§ ENTRIES SHOWN
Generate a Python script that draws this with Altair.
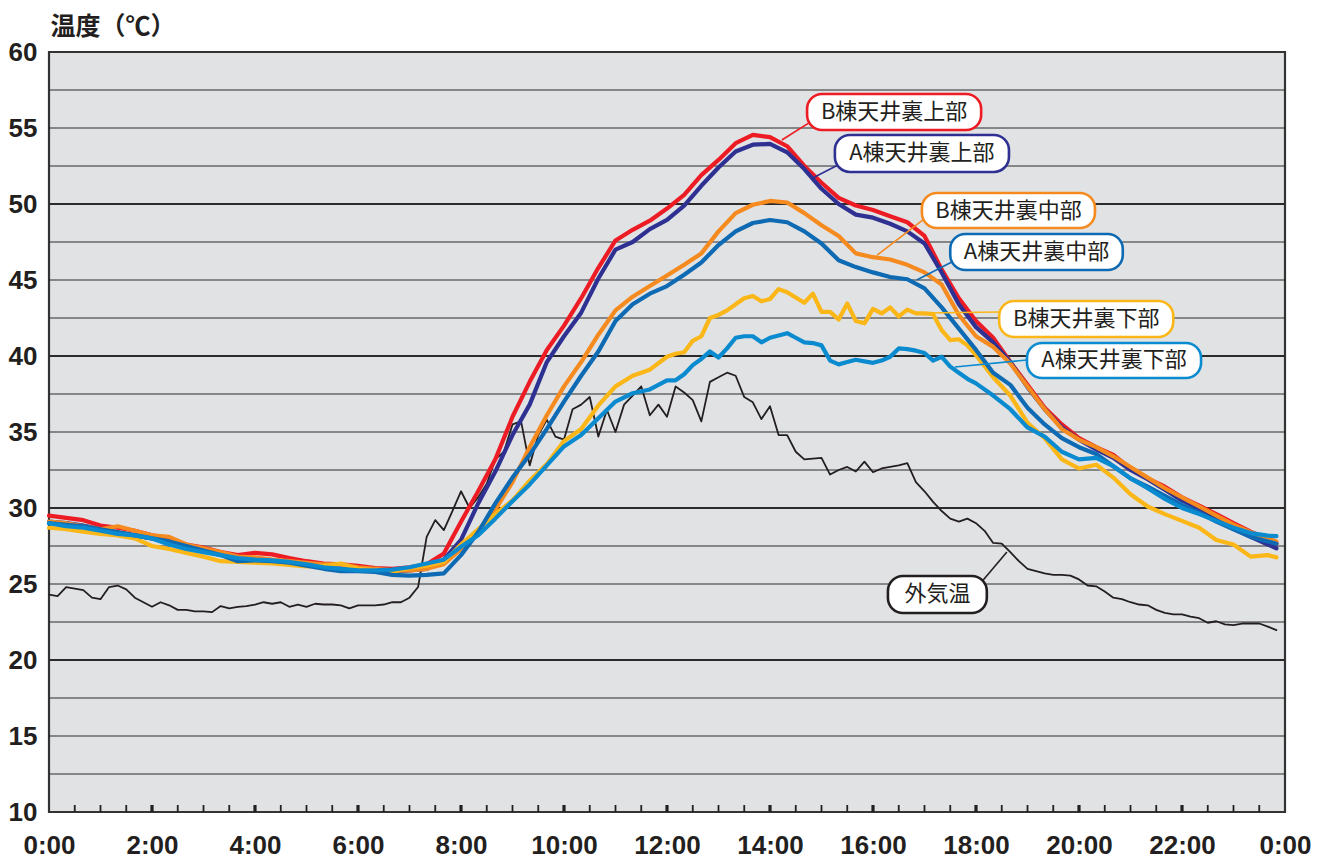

--

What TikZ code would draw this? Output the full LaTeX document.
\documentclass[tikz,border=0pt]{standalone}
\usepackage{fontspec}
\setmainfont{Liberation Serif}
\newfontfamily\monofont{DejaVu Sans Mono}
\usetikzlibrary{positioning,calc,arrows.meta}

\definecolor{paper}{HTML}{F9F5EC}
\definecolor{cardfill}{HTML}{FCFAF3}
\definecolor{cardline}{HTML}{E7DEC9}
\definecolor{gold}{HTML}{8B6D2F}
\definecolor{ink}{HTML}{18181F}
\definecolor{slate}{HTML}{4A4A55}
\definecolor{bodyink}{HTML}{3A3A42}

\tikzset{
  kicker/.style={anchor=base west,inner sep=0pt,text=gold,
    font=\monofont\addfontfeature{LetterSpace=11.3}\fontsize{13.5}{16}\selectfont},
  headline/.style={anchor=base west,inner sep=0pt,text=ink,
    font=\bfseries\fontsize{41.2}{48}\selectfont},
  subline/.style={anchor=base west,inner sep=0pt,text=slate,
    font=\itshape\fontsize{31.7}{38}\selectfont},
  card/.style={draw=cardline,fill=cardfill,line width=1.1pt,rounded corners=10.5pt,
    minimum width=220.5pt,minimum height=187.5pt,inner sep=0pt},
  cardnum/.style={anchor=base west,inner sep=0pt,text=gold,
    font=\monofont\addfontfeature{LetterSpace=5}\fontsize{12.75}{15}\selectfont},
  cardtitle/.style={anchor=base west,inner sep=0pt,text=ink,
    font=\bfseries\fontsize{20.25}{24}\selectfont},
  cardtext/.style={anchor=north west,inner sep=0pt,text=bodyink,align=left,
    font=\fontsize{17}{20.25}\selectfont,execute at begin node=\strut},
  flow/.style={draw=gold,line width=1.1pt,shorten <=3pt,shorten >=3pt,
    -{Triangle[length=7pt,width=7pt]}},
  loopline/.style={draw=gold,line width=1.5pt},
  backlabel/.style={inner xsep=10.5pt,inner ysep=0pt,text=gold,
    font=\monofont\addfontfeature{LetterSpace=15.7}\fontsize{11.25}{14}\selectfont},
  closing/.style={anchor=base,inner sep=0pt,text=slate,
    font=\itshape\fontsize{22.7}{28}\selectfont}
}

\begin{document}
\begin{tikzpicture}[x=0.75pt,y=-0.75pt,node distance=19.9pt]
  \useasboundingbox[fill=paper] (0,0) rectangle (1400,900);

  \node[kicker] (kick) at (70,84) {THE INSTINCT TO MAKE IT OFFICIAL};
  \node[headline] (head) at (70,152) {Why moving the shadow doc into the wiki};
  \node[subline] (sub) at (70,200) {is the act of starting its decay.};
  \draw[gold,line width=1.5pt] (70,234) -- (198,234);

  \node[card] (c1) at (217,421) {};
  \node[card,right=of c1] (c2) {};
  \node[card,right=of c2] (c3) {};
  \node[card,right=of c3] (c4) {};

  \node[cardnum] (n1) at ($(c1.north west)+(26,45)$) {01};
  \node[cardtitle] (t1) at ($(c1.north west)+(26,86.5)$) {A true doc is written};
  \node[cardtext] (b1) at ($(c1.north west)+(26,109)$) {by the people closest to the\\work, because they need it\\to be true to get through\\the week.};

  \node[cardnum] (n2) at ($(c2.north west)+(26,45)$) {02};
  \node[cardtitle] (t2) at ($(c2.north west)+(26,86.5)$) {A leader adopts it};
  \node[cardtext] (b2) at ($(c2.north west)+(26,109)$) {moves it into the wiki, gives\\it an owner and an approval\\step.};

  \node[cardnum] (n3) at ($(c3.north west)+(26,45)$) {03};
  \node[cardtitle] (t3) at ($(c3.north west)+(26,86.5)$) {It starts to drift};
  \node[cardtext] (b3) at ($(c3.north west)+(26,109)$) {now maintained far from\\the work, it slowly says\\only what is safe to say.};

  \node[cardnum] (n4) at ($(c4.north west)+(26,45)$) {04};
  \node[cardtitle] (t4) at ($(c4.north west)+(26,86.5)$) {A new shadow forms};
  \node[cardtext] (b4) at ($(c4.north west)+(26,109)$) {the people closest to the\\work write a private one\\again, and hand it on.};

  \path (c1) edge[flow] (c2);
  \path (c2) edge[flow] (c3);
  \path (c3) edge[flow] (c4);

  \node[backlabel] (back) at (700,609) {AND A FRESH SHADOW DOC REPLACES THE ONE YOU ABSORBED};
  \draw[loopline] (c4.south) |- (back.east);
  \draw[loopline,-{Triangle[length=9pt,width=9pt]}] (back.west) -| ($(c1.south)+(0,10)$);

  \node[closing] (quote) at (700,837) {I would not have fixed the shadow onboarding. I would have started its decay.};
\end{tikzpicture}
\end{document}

§ OBJECTIVE
Identify each line holding the string "would", and copy it out.

§ ANSWER TO THE EXERCISE
What TikZ code would draw this? Output the full LaTeX document.
  \node[closing] (quote) at (700,837) {I would not have fixed the shadow onboarding. I would have started its decay.};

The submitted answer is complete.